James Webb Telescope Detects Earliest Known Black Hole Merger, Just 740 Million Years After the Big Bang

The new observations could help explain how black holes became so massive in the early universe

An image of galaxies and stars observed by the Webb Telescope
The environment surrounding the galaxy system where the two black holes are merging. The event is occurring in the distant universe, around 13 billion years ago. ESA / Webb, NASA, CSA, J. Dunlop, D. Magee, P. G. Pérez-González, H. Übler, R. Maiolino, et al.

Astronomers have discovered the earliest evidence of two galaxies and their massive black holes merging, just 740 million years after the Big Bang.

The findings, published Thursday in the journal Monthly Notices of the Royal Astronomical Society, contribute to scientists’ understanding of how black holes grew to be so large in the universe’s early days. Researchers used the James Webb Space Telescope to peer 13 billion years back in time and observe the merger.

Scientists are unsure as to where giant black holes—with masses millions or billions of times that of our sun—come from.

“Do they somehow get born big, or do they have to be built from initially smaller black holes that smash together to form the giants?” Andrew Pontzen, a cosmologist at University College London who did not contribute to the findings, says to the Guardian’s Hannah Devlin. “This new evidence from [the Webb telescope] is indirect, but it helps suggest a major role for black hole collisions.”

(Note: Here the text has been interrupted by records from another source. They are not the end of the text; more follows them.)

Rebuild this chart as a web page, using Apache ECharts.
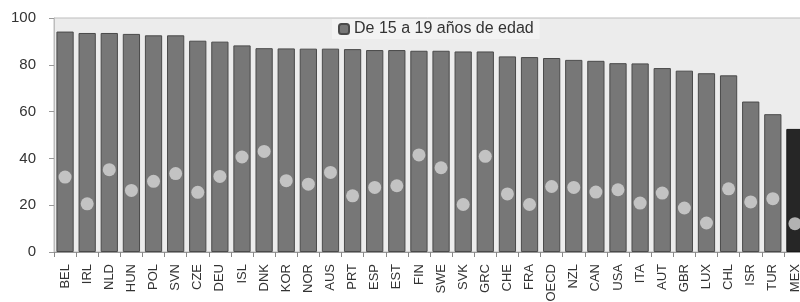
<!DOCTYPE html>
<html>
<head>
<meta charset="utf-8">
<script src="https://cdn.jsdelivr.net/npm/echarts@6/dist/echarts.min.js"></script>
<style>
html, body { margin: 0; padding: 0; background: #fff; }
#chart { width: 800px; height: 302px; }
</style>
</head>
<body>
<div id="chart"></div>
<script>
const countries = ['BEL', 'IRL', 'NLD', 'HUN', 'POL', 'SVN', 'CZE', 'DEU', 'ISL', 'DNK', 'KOR', 'NOR', 'AUS', 'PRT', 'ESP', 'EST', 'FIN', 'SWE', 'SVK', 'GRC', 'CHE', 'FRA', 'OECD', 'NZL', 'CAN', 'USA', 'ITA', 'AUT', 'GBR', 'LUX', 'CHL', 'ISR', 'TUR', 'MEX'];
const age15to19 = [94.2, 93.6, 93.6, 93.2, 92.6, 92.6, 90.3, 89.9, 88.3, 87.1, 87.0, 86.9, 86.9, 86.7, 86.3, 86.3, 86.0, 86.0, 85.7, 85.7, 83.6, 83.3, 82.9, 82.1, 81.7, 80.7, 80.6, 78.6, 77.5, 76.4, 75.5, 64.3, 58.9, 52.6];
const age20to29 = [32.0, 20.6, 35.2, 26.3, 30.2, 33.5, 25.5, 32.3, 40.6, 43.0, 30.5, 29.0, 34.0, 24.0, 27.6, 28.3, 41.5, 36.0, 20.3, 40.9, 24.8, 20.3, 28.0, 27.6, 25.6, 26.6, 20.9, 25.2, 18.8, 12.4, 27.0, 21.4, 22.8, 12.1];
const yTicks = [0, 20, 40, 60, 80, 100];
const highlight = 'MEX';

const chart = echarts.init(document.getElementById('chart'));

const barData = age15to19.map((v, i) => ({
    value: v,
    itemStyle: countries[i] === highlight ? { color: '#262626', borderColor: '#1a1a1a' } : undefined
}));

const option = {
    animation: false,
    textStyle: { fontFamily: 'Liberation Sans, Arial, sans-serif' },
    grid: {
        left: 54,
        width: 752,
        top: 18,
        bottom: 50,
        outerBoundsMode: 'none',
        containLabel: false,
        show: true,
        backgroundColor: '#ececec',
        borderColor: '#bdbdbd',
        borderWidth: 1
    },
    legend: {
        data: ['De 15 a 19 años de edad'],
        left: 332,
        top: 19,
        itemWidth: 10,
        itemHeight: 10,
        itemGap: 4,
        padding: [2, 6],
        backgroundColor: '#f3f3f3',
        textStyle: { color: '#333', fontSize: 16, fontFamily: 'Liberation Sans, Arial, sans-serif' }
    },
    xAxis: {
        type: 'category',
        data: countries,
        axisLine: { show: true, lineStyle: { color: '#999' } },
        axisTick: { show: true, alignWithLabel: false, length: 5, lineStyle: { color: '#888' } },
        axisLabel: {
            rotate: 90,
            interval: 0,
            color: '#333',
            fontSize: 13,
            margin: 12
        },
        splitLine: { show: false }
    },
    yAxis: {
        type: 'value',
        min: yTicks[0],
        max: yTicks[yTicks.length - 1],
        interval: 20,
        axisLine: { show: true, lineStyle: { color: '#bdbdbd' } },
        axisTick: { show: true, length: 5, lineStyle: { color: '#999' } },
        axisLabel: { color: '#333', fontSize: 15, margin: 18 },
        splitLine: { show: false }
    },
    series: [
        {
            name: 'De 15 a 19 años de edad',
            type: 'bar',
            barCategoryGap: '22%',
            itemStyle: { color: '#777', borderColor: '#4a4a4a', borderWidth: 1 },
            data: barData
        },
        {
            name: 'De 20 a 29 años de edad',
            type: 'scatter',
            symbol: 'circle',
            symbolSize: 13,
            itemStyle: { color: '#d6d6d6' },
            z: 3,
            data: age20to29
        }
    ]
};

chart.setOption(option);
</script>
</body>
</html>
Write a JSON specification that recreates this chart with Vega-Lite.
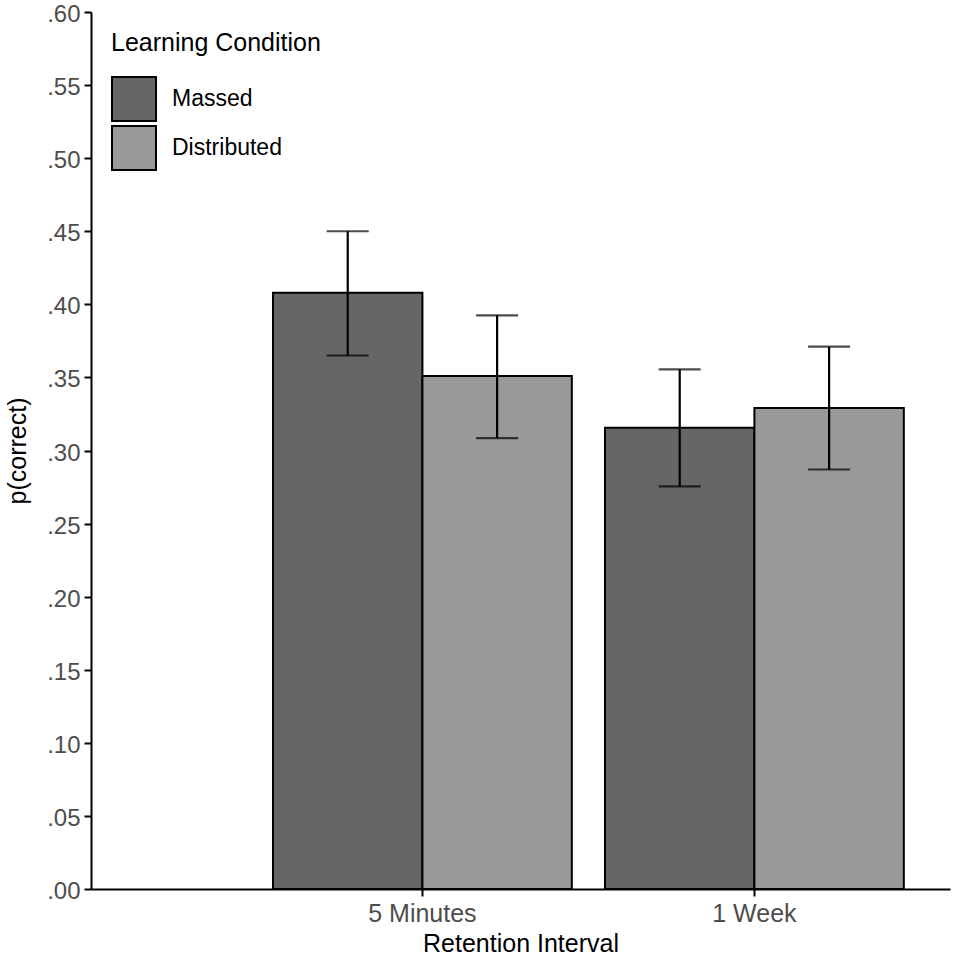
{
  "$schema": "https://vega.github.io/schema/vega-lite/v6.json",
  "autosize": "none",
  "width": 859,
  "height": 877,
  "padding": {"left": 91, "top": 12, "right": 5, "bottom": 71},
  "background": "white",
  "config": {
    "view": {"stroke": null},
    "font": "Liberation Sans",
    "axis": {
      "grid": false,
      "domainColor": "black",
      "domainWidth": 2,
      "tickColor": "black",
      "tickWidth": 2,
      "tickSize": 7,
      "labelColor": "#4d4d4d",
      "labelFontSize": 25,
      "labelFont": "Liberation Sans",
      "titleFont": "Liberation Sans",
      "titleFontSize": 25,
      "titleFontWeight": "normal",
      "titleColor": "black"
    },
    "legend": {
      "titleFont": "Liberation Sans",
      "labelFont": "Liberation Sans"
    }
  },
  "data": {
    "values": [
      {"interval": "5 Minutes", "condition": "Massed", "p": 0.408, "lo": 0.365, "hi": 0.450},
      {"interval": "5 Minutes", "condition": "Distributed", "p": 0.351, "lo": 0.3085, "hi": 0.3925},
      {"interval": "1 Week", "condition": "Massed", "p": 0.3155, "lo": 0.2755, "hi": 0.3555},
      {"interval": "1 Week", "condition": "Distributed", "p": 0.329, "lo": 0.287, "hi": 0.371}
    ]
  },
  "encoding": {
    "x": {
      "field": "interval",
      "type": "nominal",
      "sort": ["5 Minutes", "1 Week"],
      "scale": {"domain": ["5 Minutes", "1 Week"], "paddingInner": 0.1, "paddingOuter": 0.3437, "align": 0.7976, "round": false},
      "axis": {"title": "Retention Interval", "labelAngle": 0, "labelPadding": 5, "titlePadding": 5}
    },
    "xOffset": {
      "field": "condition",
      "type": "nominal",
      "scale": {"domain": ["Massed", "Distributed"], "paddingInner": 0, "paddingOuter": 0}
    }
  },
  "layer": [
    {
      "mark": {"type": "bar", "stroke": "black", "strokeWidth": 2},
      "encoding": {
        "y": {
          "field": "p",
          "type": "quantitative",
          "scale": {"domain": [0, 0.6], "nice": false, "zero": true},
          "axis": {
            "title": "p(correct)",
            "values": [0, 0.05, 0.1, 0.15, 0.2, 0.25, 0.3, 0.35, 0.4, 0.45, 0.5, 0.55, 0.6],
            "labelExpr": "replace(format(datum.value, '.2f'), '0.', '.')",
            "labelFontSize": 24,
            "labelOffset": 2.5,
            "labelPadding": 4,
            "titlePadding": 16
          }
        },
        "fill": {
          "field": "condition",
          "type": "nominal",
          "scale": {"domain": ["Massed", "Distributed"], "range": ["#666666", "#999999"]},
          "legend": {
            "title": "Learning Condition",
            "orient": "none",
            "legendX": 20,
            "legendY": 19,
            "titleFontSize": 25,
            "titleFontWeight": "normal",
            "titleColor": "black",
            "titleLimit": 400,
            "titlePadding": 20,
            "labelFontSize": 23,
            "labelColor": "black",
            "labelOffset": 15,
            "labelLimit": 300,
            "symbolType": "square",
            "symbolSize": 1936,
            "symbolStrokeColor": "black",
            "symbolStrokeWidth": 2,
            "symbolOpacity": 1,
            "rowPadding": -8
          }
        }
      }
    },
    {
      "mark": {"type": "rule", "color": "black", "strokeWidth": 2.2},
      "encoding": {
        "y": {"field": "lo", "type": "quantitative"},
        "y2": {"field": "hi"}
      }
    },
    {
      "mark": {"type": "tick", "color": "black", "thickness": 2.2, "size": 42, "orient": "horizontal"},
      "encoding": {
        "y": {"field": "hi", "type": "quantitative"}
      }
    },
    {
      "mark": {"type": "tick", "color": "black", "thickness": 2.2, "size": 42, "orient": "horizontal"},
      "encoding": {
        "y": {"field": "lo", "type": "quantitative"}
      }
    }
  ]
}
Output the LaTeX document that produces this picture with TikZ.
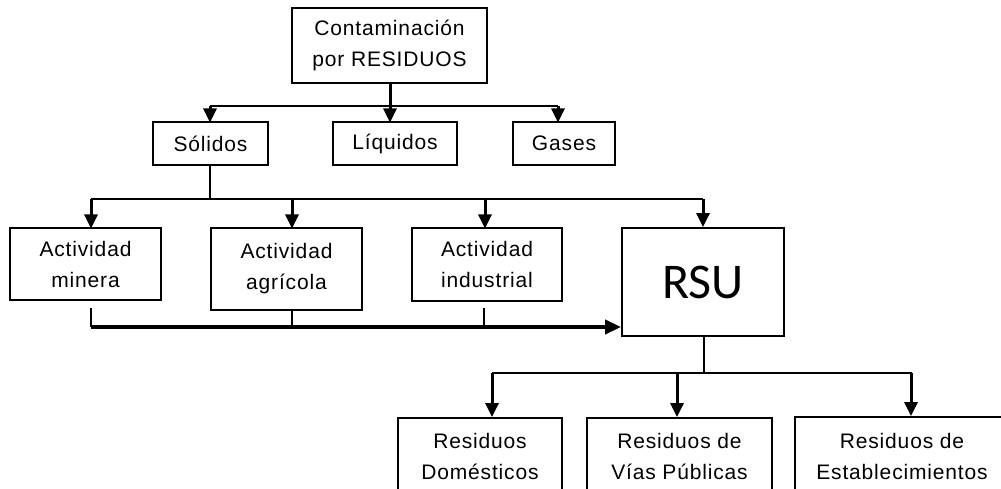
\documentclass[tikz,border=0pt]{standalone}
\usepackage{fontspec}
\setmainfont{Liberation Sans}[LetterSpace=4]
\newfontfamily\rsufont{Carlito}
\usetikzlibrary{arrows.meta}

\begin{document}
\begin{tikzpicture}[x=1pt,y=-1pt,
  box/.style={draw, line width=1.8pt, align=center, inner sep=0pt,
    font=\fontsize{21}{31}\selectfont},
  feed/.style={line width=2pt},
  stub/.style={line width=1.6pt},
  arr/.style={line width=3pt, -{Triangle[width=13pt,length=14pt]}},
  mainarr/.style={line width=3.8pt, -{Triangle[width=14pt,length=16pt]}}]
\useasboundingbox (0,0) rectangle (1001,489);
\clip (0,0) rectangle (1001,489);

% top node
\node[box, minimum width=195pt, minimum height=75pt] (top) at (389.5,45.5)
  {Contaminación\\por RESIDUOS};

% first level
\node[box, minimum width=115pt, minimum height=43pt] (sol) at (210.5,143.5) {Sólidos};
\node[box, minimum width=124pt, minimum height=43pt] (liq) at (395,143.5) {Líquidos};
\node[box, minimum width=102pt, minimum height=43pt] (gas) at (564,143.5) {Gases};

\coordinate (j1) at (390,106);
\draw[line width=3pt] (top.south -| j1) -- (j1);
\draw[feed] (210,106) -- (558,106);
\draw[arr] (210,106) -- (210,122.5);
\draw[arr] (j1) -- (390,122.5);
\draw[arr] (558,106) -- (558,122.5);

% second level
\node[box, minimum width=151pt, minimum height=72pt] (min) at (85.5,264) {Actividad\\minera};
\node[box, minimum width=151pt, minimum height=82pt] (agr) at (286.5,269) {Actividad\\agrícola};
\node[box, minimum width=150pt, minimum height=73pt] (ind) at (487,264.5) {Actividad\\industrial};
\node[draw, line width=1.8pt, minimum width=162pt, minimum height=108pt, inner sep=0pt,
  font=\rsufont\fontsize{50}{60}\selectfont] (rsu) at (703,282) {RSU};

\coordinate (j2) at (210,199);
\draw[stub] (sol.south -| j2) -- (j2);
\draw[feed] (91,199) -- (703,199);
\draw[arr] (91,199) -- (91,228.5);
\draw[arr] (292,199) -- (292,228.5);
\draw[arr] (485,199) -- (485,228.5);
\draw[arr] (703,199) -- (rsu.north -| 703,0);

% collector into RSU
\coordinate (c1) at (91,327);
\coordinate (c2) at (292,327);
\coordinate (c3) at (484,327);
\draw[stub] ([yshift=-7pt]min.south -| c1) -- (c1);
\draw[stub] (agr.south -| c2) -- (c2);
\draw[stub] ([yshift=-6pt]ind.south -| c3) -- (c3);
\draw[mainarr] (c1) -- (rsu.west |- c1);

% third level
\node[box, minimum width=164pt, minimum height=76pt] (dom) at (480,456) {Residuos\\Domésticos};
\node[box, minimum width=185pt, minimum height=76pt] (via) at (679.5,456) {Residuos de\\Vías Públicas};
\node[box, minimum width=214pt, minimum height=78pt] (est) at (902,456) {Residuos de\\Establecimientos};

\coordinate (j3) at (704,373);
\draw[stub] (rsu.south -| j3) -- (j3);
\draw[feed] (492,373) -- (912,373);
\draw[arr] (492,373) -- (dom.north -| 492,0);
\draw[arr] (677,373) -- (via.north -| 677,0);
\draw[arr] (911,373) -- (est.north -| 911,0);
\end{tikzpicture}
\end{document}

“Our findings suggest that merging is an important route through which black holes can rapidly grow, even at cosmic dawn,” Hannah Übler, a researcher at the University of Cambridge in England, says in a statement from the European Space Agency. “Together with other Webb findings of active, massive black holes in the distant universe, our results also show that massive black holes have been shaping the evolution of galaxies from the very beginning.”

three images side by side, each getting progressively closer to the system ZS7, where the two merging black holes were seen.
The location of ZS7 in Webb's image, where astronomers found evidence of the earliest known merger of black holes. ESA / Webb, NASA, CSA, J. Dunlop, H. Übler, R. Maiolino, et al.

Black holes are enormous collections of matter packed into relatively small spaces. They’re so dense that nothing, including light, can escape their immense gravitational pulls. Nearly every large galaxy has a supermassive black hole at its center.

With recent studies using the Webb telescope, researchers have found a large number of black holes that attained incredible masses in the first billion years of the universe, per the new paper. In January, astronomers discovered the oldest known black hole—and it was much larger than they expected. This meant it either started out larger than scientists thought was possible, or it grew surprisingly quickly.

Possible sources of black hole growth in the early universe include the collapse of primordial clouds, remnants of early giant stars and the merging of stars and black holes, per the study. Astronomers had also suggested black holes could merge and become more massive, but previous findings about that are “tentative and indirect,” the paper’s authors write.

For the new study, the researchers looked at a system called ZS7. They identified the two black holes based on evidence for very dense, fast-moving gas nearby, as well as hot and highly ionized gas illuminated by radiation that is usually produced by black holes while they’re accumulating matter, per the ESA’s statement.

The researchers measured the mass of one of the black holes as 50 million times that of our sun. They think the other black hole has a similar mass but were unable to measure it, because it was blocked by dense gas.

In the future, gravitational wave observatories, like the Laser Interferometer Space Antenna that is expected to launch to space in the mid-2030s, could allow scientists to measure the ripples in spacetime emanating from the merging of these two black holes and other mergers from long ago.

“Webb’s results are telling us that lighter systems detectable by LISA should be far more frequent than previously assumed,” Nora Luetzgendorf, LISA lead project scientist with the European Space Agency, says in the statement. “This is just the tip of the iceberg.”